Thompson got a phone call telling him the storm his family had seen on the news would be over the house within 10 minutes.
"Glass started busting out the windows and everything," he said. "So everybody had hit the floor."
Eight adults and a small child eventually huddled together in a small bathroom, waiting out the storm. No one was hurt, but when they emerged to check on the neighbors, they found one nearby house completely gone, as if sucked into the air.
The owner was dead, found face down in a field nearby.
"It’s just by the blessing of God that we’re still here," Thompson said.

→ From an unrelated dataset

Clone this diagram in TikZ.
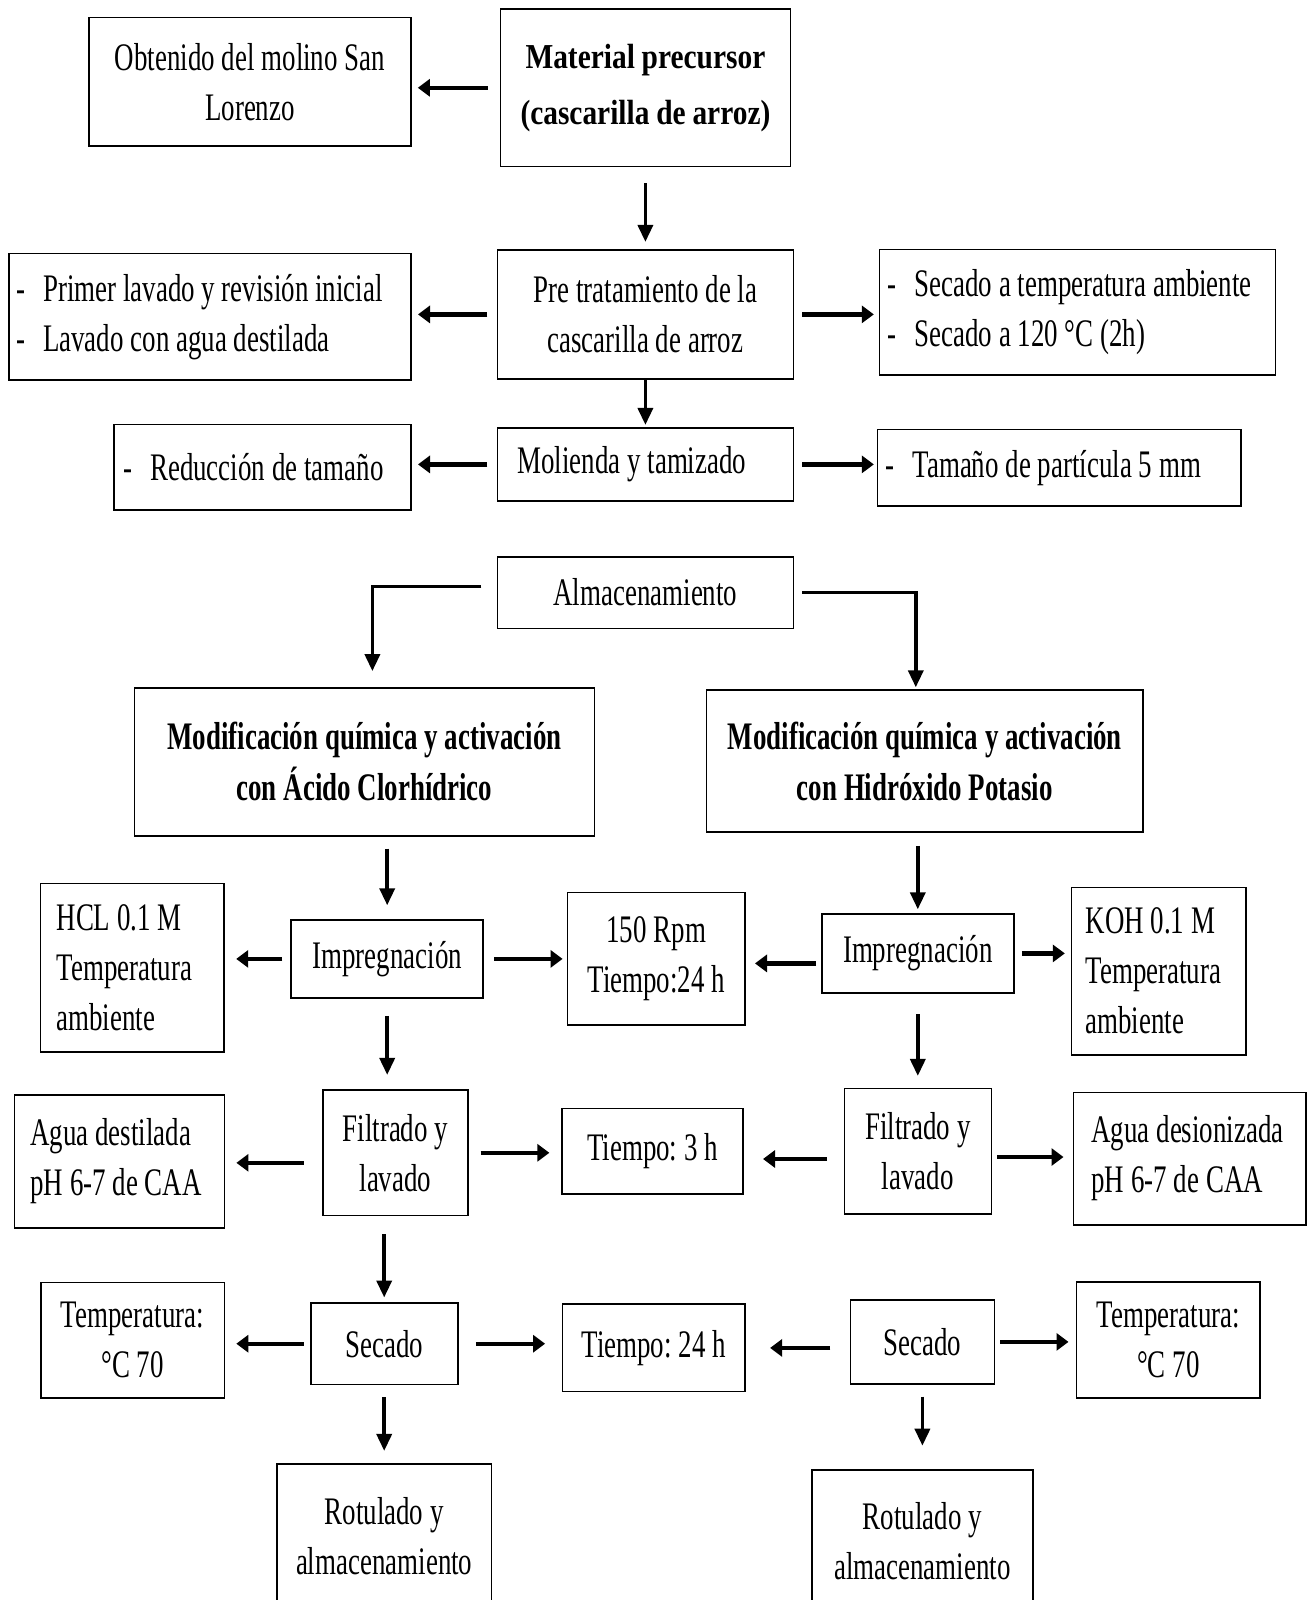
\documentclass[tikz,border=0pt]{standalone}
\usepackage{fontspec}
\setmainfont{Liberation Serif}[FakeStretch=0.69]
\newfontfamily\titulo{Liberation Serif}[FakeStretch=0.84]
\usetikzlibrary{positioning,arrows.meta}
\hyphenpenalty=10000

\begin{document}
\begin{tikzpicture}[node distance={40pt},
main/.style={draw,line width=0.8pt,inner xsep=0pt,inner ysep=0pt,align=center,font=\fontsize{19.5}{25}\selectfont,execute at begin node={\spaceskip=3.4pt\xspaceskip=3.4pt\relax}},
lista/.style={main,align=left},
negrita/.style={main,font=\fontsize{19.5}{25.5}\selectfont\bfseries},
flecha/.style={-{Triangle[length=6pt,width=8.5pt]},line width=2.2pt},
bajada/.style={-{Triangle[length=8.5pt,width=7.5pt]},line width=1.8pt}]
\useasboundingbox (0,0) rectangle (657pt,-800pt);

\node[main,font={\titulo\fontsize{17.5}{28}\selectfont\bfseries},text width=145pt,minimum height=78.5pt] (1) at (322.7pt,-43.9pt) {Material precursor\\(cascarilla de arroz)};
\node[main,text width=161pt,minimum height=64.3pt] (2) [left=43.9pt of 1,yshift=3pt] {Obtenido del molino San\\Lorenzo};
\node[main,text width=148pt,minimum height=64.7pt] (3) [below=40.9pt of 1] {Pre tratamiento de la\\cascarilla de arroz};
\node[lista,inner xsep=3.5pt,text width=194pt,minimum height=63.3pt] (4) [left=42.3pt of 3,yshift=-1.2pt] {-\hspace{9pt}Primer lavado y revisión inicial\\-\hspace{9pt}Lavado con agua destilada};
\node[lista,inner xsep=4pt,text width=190pt,minimum height=62.7pt] (5) [right=42.3pt of 3,yshift=1.1pt] {-\hspace{9pt}Secado a temperatura ambiente\\-\hspace{9pt}Secado a 120 °C (2h)};
\node[lista,inner xsep=10pt,text width=128pt,minimum height=36.7pt] (6) [below=23.5pt of 3] {Molienda y tamizado};
\node[lista,inner xsep=4.5pt,text width=139.5pt,minimum height=42.8pt] (7) [left=42.3pt of 6,yshift=-1.5pt] {-\hspace{9pt}Reducción de tamaño};
\node[lista,inner xsep=4pt,text width=173.6pt,minimum height=38.3pt] (8) [right=41.3pt of 6,yshift=-1.7pt] {-\hspace{9pt}Tamaño de partícula 5 mm};
\node[main,text width=148pt,minimum height=35.7pt] (9) [below=27.1pt of 6] {Almacenamiento};

\node[negrita,text width=230pt,minimum height=74pt] (10) [below=29pt of 9,xshift=-140.5pt] {Modificación química y activación\\con Ácido Clorhídrico};
\node[negrita,text width=218.3pt,minimum height=70.9pt] (11) [below=30.1pt of 9,xshift=139.7pt] {Modificación química y activación\\con Hidróxido Potasio};

\node[main,text width=96pt,minimum height=38.8pt] (12) [below=41.3pt of 10,xshift=11.4pt] {Impregnación};
\node[lista,inner xsep=8pt,text width=75.8pt,minimum height=84.2pt] (13) [left=32.7pt of 12,yshift=-4.3pt] {HCL 0.1 M\\Temperatura\\ambiente};
\node[main,text width=88.8pt,minimum height=66.3pt] (14) [right=41.3pt of 12] {150 Rpm\\Tiempo:24 h};
\node[main,text width=96pt,minimum height=39.3pt] (15) [below=40.3pt of 11,xshift=-3.5pt] {Impregnación};
\node[lista,inner xsep=7pt,text width=73.2pt,minimum height=83.7pt] (16) [right=28.1pt of 15,yshift=-8.9pt] {KOH 0.1 M\\Temperatura\\ambiente};

\node[main,text width=72.4pt,minimum height=62.7pt] (17) [below=45.4pt of 12,xshift=4.1pt] {Filtrado y\\lavado};
\node[lista,inner xsep=8pt,text width=89pt,minimum height=66.3pt] (18) [left=48.5pt of 17,yshift=-4.3pt] {Agua destilada\\pH 6-7 de CAA};
\node[main,text width=90.3pt,minimum height=42.8pt] (19) [right=46.4pt of 17,yshift=0.8pt] {Tiempo: 3 h};
\node[main,text width=73.5pt,minimum height=62.7pt] (20) [below=47pt of 15] {Filtrado y\\lavado};
\node[lista,inner xsep=9pt,text width=98.3pt,minimum height=66.3pt] (21) [right=40.3pt of 20,yshift=-3.8pt] {Agua desionizada\\pH 6-7 de CAA};

\node[main,text width=73.5pt,minimum height=40.8pt] (22) [below=42.9pt of 17,xshift=-5.6pt] {Secado};
\node[main,text width=91.8pt,minimum height=57.6pt] (23) [left=42.4pt of 22,yshift=1.8pt] {Temperatura:\\°C 70};
\node[main,text width=91.3pt,minimum height=43.9pt] (24) [right=51.5pt of 22,yshift=-2pt] {Tiempo: 24 h};
\node[main,text width=71.9pt,minimum height=41.8pt] (25) [below=42.4pt of 20,xshift=2.3pt] {Secado};
\node[main,text width=91.8pt,minimum height=58.1pt] (26) [right=40.3pt of 25,yshift=1pt] {Temperatura:\\°C 70};

\node[main,text width=107.1pt,minimum height=72.9pt] (27) [below=38.8pt of 22] {Rotulado y\\almacenamiento};
\node[main,text width=110.7pt,minimum height=71.5pt] (28) [below=42.3pt of 25] {Rotulado y\\almacenamiento};

\draw[flecha,shorten <=6pt,shorten >=3pt] (1.west) -- (1.west -| 2.east);
\draw[bajada,shorten <=8pt,shorten >=3.5pt] (1.south) -- (1.south |- 3.north);
\draw[flecha,shorten <=4.6pt,shorten >=3pt] (3.west) -- (3.west -| 4.east);
\draw[flecha,shorten <=4pt,shorten >=2.5pt] (3.east) -- (3.east -| 5.west);
\draw[bajada,shorten >=1pt] (3.south) -- (3.south |- 6.north);
\draw[flecha,shorten <=4.6pt,shorten >=3pt] (6.west) -- (6.west -| 7.east);
\draw[flecha,shorten <=4pt,shorten >=1.5pt] (6.east) -- (6.east -| 8.west);

\draw[bajada,shorten <=7.6pt,shorten >=8pt] ([yshift=3pt]9.west) -| ([xshift=4pt]10.north);
\draw[bajada,shorten <=4pt,shorten >=1pt] (9.east) -| ([xshift=-4.5pt]11.north);
\draw[bajada,shorten <=6pt,shorten >=7pt] (12.north |- 10.south) -- (12.north);
\draw[bajada,shorten <=6.6pt,shorten >=2pt] (15.north |- 11.south) -- (15.north);

\draw[flecha,shorten <=4pt,shorten >=5.6pt] (12.west) -- (12.west -| 13.east);
\draw[flecha,shorten <=5pt,shorten >=2pt] (12.east) -- (12.east -| 14.west);
\draw[flecha,shorten <=2.5pt,shorten >=4.6pt] ([yshift=-5pt]15.west) -- ([yshift=-5pt]15.west -| 14.east);
\draw[flecha,shorten <=3.6pt,shorten >=3pt] (15.east) -- (15.east -| 16.west);
\draw[bajada,shorten <=8.7pt,shorten >=7.2pt] (12.south) -- (12.south |- 17.north);
\draw[bajada,shorten <=10.3pt,shorten >=5.8pt] (15.south) -- (15.south |- 20.north);

\draw[flecha,shorten <=9.2pt,shorten >=5.6pt] ([yshift=-5pt]17.west) -- ([yshift=-5pt]17.west -| 18.east);
\draw[flecha,shorten <=6pt,shorten >=6pt] (17.east) -- (17.east -| 19.west);
\draw[flecha,shorten <=8.2pt,shorten >=9.7pt] ([yshift=-4pt]20.west) -- ([yshift=-4pt]20.west -| 19.east);
\draw[flecha,shorten <=2.6pt,shorten >=4.6pt] ([yshift=-3pt]20.east) -- ([yshift=-3pt]20.east -| 21.west);
\draw[bajada,shorten <=9pt,shorten >=2.3pt] (22.north |- 17.south) -- (22.north);

\draw[flecha,shorten <=3pt,shorten >=5.6pt] (22.west) -- (22.west -| 23.east);
\draw[flecha,shorten <=8.7pt,shorten >=8.2pt] (22.east) -- (22.east -| 24.west);
\draw[flecha,shorten <=9.7pt,shorten >=12.2pt] ([yshift=-3pt]25.west) -- ([yshift=-3pt]25.west -| 24.east);
\draw[flecha,shorten <=2.6pt,shorten >=3.6pt] (25.east) -- (25.east -| 26.west);
\draw[bajada,shorten <=6pt,shorten >=6pt] (22.south) -- (22.south |- 27.north);
\draw[bajada,shorten <=6pt,shorten >=11.7pt] (25.south) -- (25.south |- 28.north);

\end{tikzpicture}
\end{document}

Seeing the devastation her nearby neighbors experienced, Jean Burkett, too, said she felt fortunate to have made it through the storm alive.
A stranger drove a small car straight into the storm after work, saw the Burkett house and ran for her life in search of shelter in it.
"(She) ran into my house and just grabbed me — never seen me before — and just hugged me and held me. She said, `I’m so scared, I am so scared.’ She stayed with us probably for an hour," Burkett said.
"It’s a wonder that it didn’t take her away from here. It’s just a miracle."